Alice pulled a sleeve of crackers from the box. “Let’s see,” she said. She offered us each a cracker, tilting the sleeve toward us as if she planned to knight us with it. We each took one, though I could have eaten dozens given my post-terror appetite.

The Cheez Whiz was aptly named.  It did indeed whiz out of its container, wiggling onto the cracker, falling all over itself, piling into a squiggly mound before Alice let her finger off the button. “Be careful. It comes out fast.”

She passed it around. My 8-year-old sister cackled with delight as the Cheez Whiz overflowed her cracker and onto her fingers. She licked it off, her eyes shining. “It wiggles like worms.”

“Maybe it is worms,” Alice said.

“Worms, worms, worms,” Gram chanted. “We’re eating crackers and worms. Mmm, delicious!”

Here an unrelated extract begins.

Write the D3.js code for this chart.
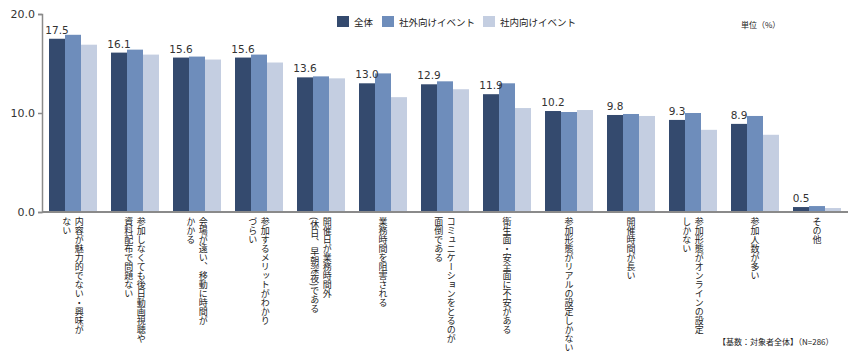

The meter of those words – crackers and worms – was irresistible.

We howled.

“How do these worms compare to the ones you’ve had before?” Gram asked.

“Oh, these are the best worms I’ve ever had,” Alice insisted.

“Me, too,” my 11-year-old sister agreed. We erupted again with silliness, laughter discharging our anxiety and ushering in relief that the storm had moved on.

“Crackers and worms, crackers and worms.”

***

There’s a photo from that night, a Polaroid that has survived the intervening 45 years. My grandmother took the picture. None of us sit fully in a chair except Grandpa Joe. The rest of us – Alice, my sisters, me – we’re all perched on something, the arm of a chair, the back of the couch. Each one of us girls holds a Ritz cracker, one raised to toast the photographer. My 11-year-old sister’s eyes are squinted closed with laughter. The flash from the camera and the overhead light conspire to wash things out, but you can still tell we three sisters have had the Platonic ideal of a summer. We are tanned from hiking Pacific Northwest trails, swimming in Oregon streams, picking blackberries in the blazing August sun, and sitting on countless front lawns meeting cousins we didn’t even know we had.

We look like children who’ve benefited from tenderness, who’ve thrived from it.